Saving transaction-based consistency, performance becomes a big challenge. Scale-in solutions boost maximum performance using existing hardware instead of pushing on server fleets. They shrink out intermediate APIs and incorporate cutting-edge algorithmic approaches to speed up on commodity machines by orders of magnitude. The scale-out camp tries tackling physics and math to add elements of transactions to distributed DB’s. One of the largest Internet companies believes that “it is better to have application programmers deal with performance problems due to overuse of transactions as bottlenecks arise, rather than always coding around the lack of transactions” [12]. They have recently started to adopt high resolution atomic clocks (physical instead of “logical”) and GPS antennas to implement global transactions. “Clocks” become a reference point to look at a distributed system. Though, the need for the physical transfer of changes for long distances remains unavoidable. It is a vexed idea to use a scale-out approach only for increasing transactions per second rather than addressing hot failover replication or reducing networking latency; higher costs of ownership and loss in consistency come into place.

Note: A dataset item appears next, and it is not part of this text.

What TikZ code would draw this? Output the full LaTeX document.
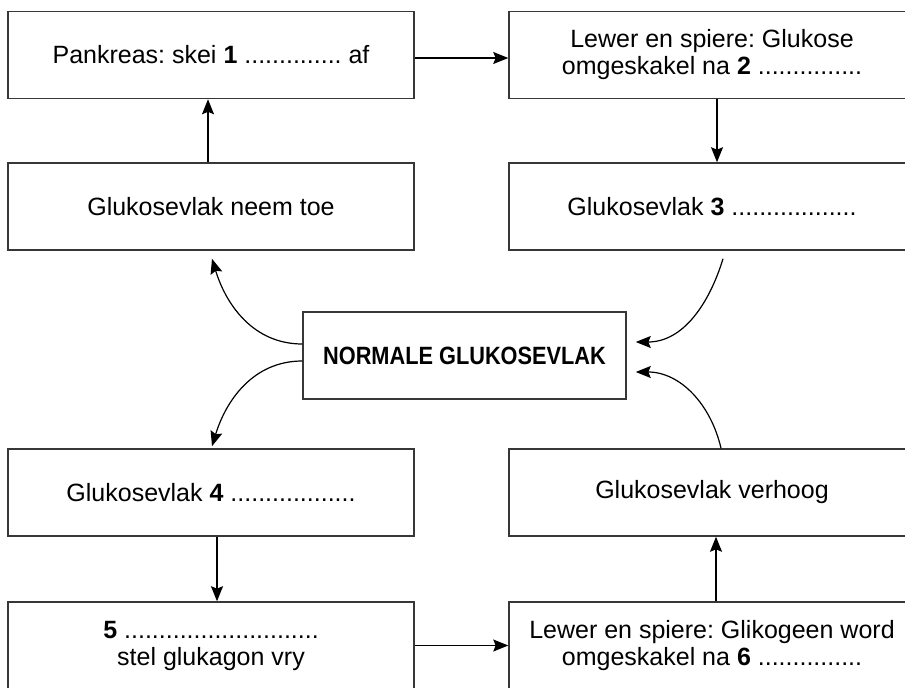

Several NoSQL systems have also started to provide restricted transaction-style facilities. As an example, recent document-oriented databases allow singleton operations scoped to a single document to be atomic, or even provide document-level locks.

Recent movement in the market, which is sometimes referred to as NewSQL, is not a back-to-basics, but rather a search for out-of-the-box DBMS’s to handle data management facets better apiece instead of compromising. Choosing a relevant DBMS solution, lean software vendors can simultaneously reduce time to market and increase business agility and product quality by strong consistency and ease of use, and protect business scalability through outstanding performance.